Crossrail, maturing in its chrysalis under East London, will add yet another travel option to the bewildering web of interconnectedness catacombing the capital. Even now, periodic tube strikes only serve to challenge us to construct alternatives to our familiar routes which often prove faster or more appealing than the original.  Thus, undaunted by the second stoppage of the summer, I discovered bus service D8, a historical tour through Docklands' yuppy towers, mosques squatting on street corners and resurgent canals.  Embarking at Crossharbour and terminating at Stratford International it could scarcely have been more convenient. It's clearly a station not intended for lingering: no shops or advertisements Gerry wailed uncharacteristically.   Donald contemplated the concrete construction which lacked even the minimal charm of Brutalism.  It's crushed and pulverised after demolition then recast into new buildings, he mused, cheaper than landfill.

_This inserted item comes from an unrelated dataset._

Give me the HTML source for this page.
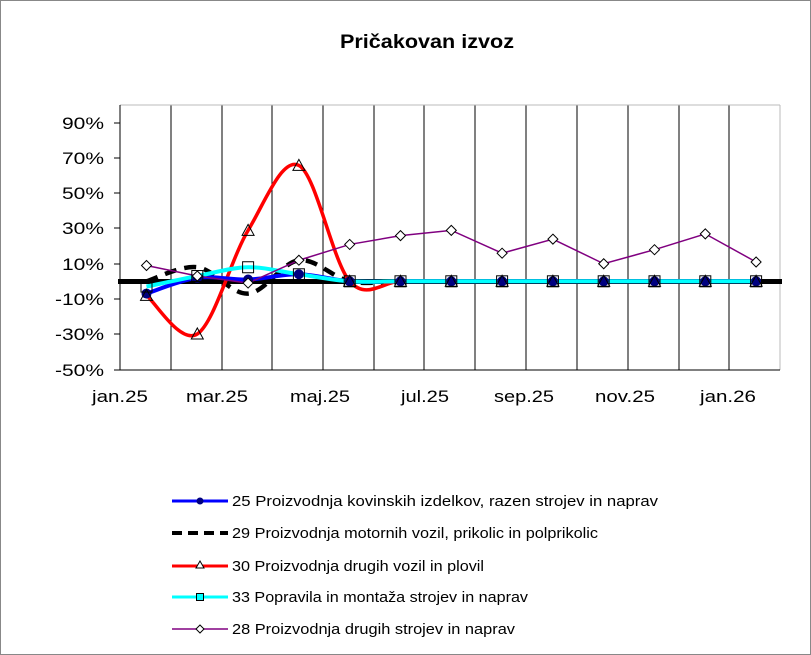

Sleek Javelin trains, the name intended to elicit subconscious associations with the swankier bullet train, emblazoned with Southeastern logos hurry to their home turf south of the Thames.  For the first few miles we're sucked through suburban tunnels in the jet stream of the Eurostars.   The speed is fitting; just as excavating these new tunnels was many times faster than digging Brunel's original Thames crossing, so the means of transport for which they are designed is proportionately swifter.

Kent doesn't much resemble the Garden of England here.  Larkin's acres of dismantled cars jostle with warehouses and builders' merchants: the usual detritus populating the penumbra of large cities.  Then impenetrable suburbia and finally some straggly vines and orchards open on to the Medway and a glimpse of a submarine half sunk in mud, its unmistakable profile still sinister in rusting decrepitude.

There's little to detain us when we reach Birchington-on-Sea. Passing mock-Tudor houses, thirties Art Deco piles and contemporary architectural riffs on both, we head for the coast. Unloved huts, which I initially took for bus shelters, support hard benches facing in two directions enabling the locals to either celebrate the sea or contemplate the smugness of the citizenry.

This coastal path makes little demands on the walker.  Most of it is a concrete-topped sea wall where anything more robust than trainers would be an affectation. Strollers predominate and a novelty multi-person bike powered by children's laughter gives the whole affair a carnival atmosphere. We ambled, orienting by Reculver a ruined abbey on the horizon and, as is the way with constantly visible objects, never growing any closer.  In the sea, a stubble of distant wind turbines intermittently materialised as the mist swirled.  On the land, from the slight eminence of the sea wall, a flat landscape strained the imagination to convexity. Occupying the sky more than the land, I felt myself striding tall.

Gerry was delighted by the foraging opportunities. Wild apples and other predecessors of modern agriculture had him waxing lyrical about self-sufficiency until we passed an industrial scale fish farm when ranting over pollution took precedence.  After a couple of hours on the shadeless path we were testy by lunchtime. I'd brought sandwiches so we were condemned to eating on the pub terrace, besieged by a loveliness of ladybirds, only retreating to the cool interior for coffee.

By mid-afternoon, strapped to motionless heat, the idea of Whitstable our original destination, had retreated and the focus was cream tea at Herne Bay. Bungalows heralded its arrival, many perched within sleepwalking distance of rapidly eroding cliffs. Come on, make my day, they challenge the sea. We escaped engulfing suburbia by descending a precipitate path, the last defence for these plucky homesteads, to rejoin the last of the beach.  Belying the unpromising outskirts, Herne Bay's sea front is resolutely Victorian, supplemented by an aloof Georgian terrace.  Tea was a disappointment and tackling a mincemeat flan constructed from Donald's recycled concrete delayed us so that after a genteel scamper through the backstreets we missed the train by moments. None of us had pressing business so we improved the hour by reading or, in my case, writing this.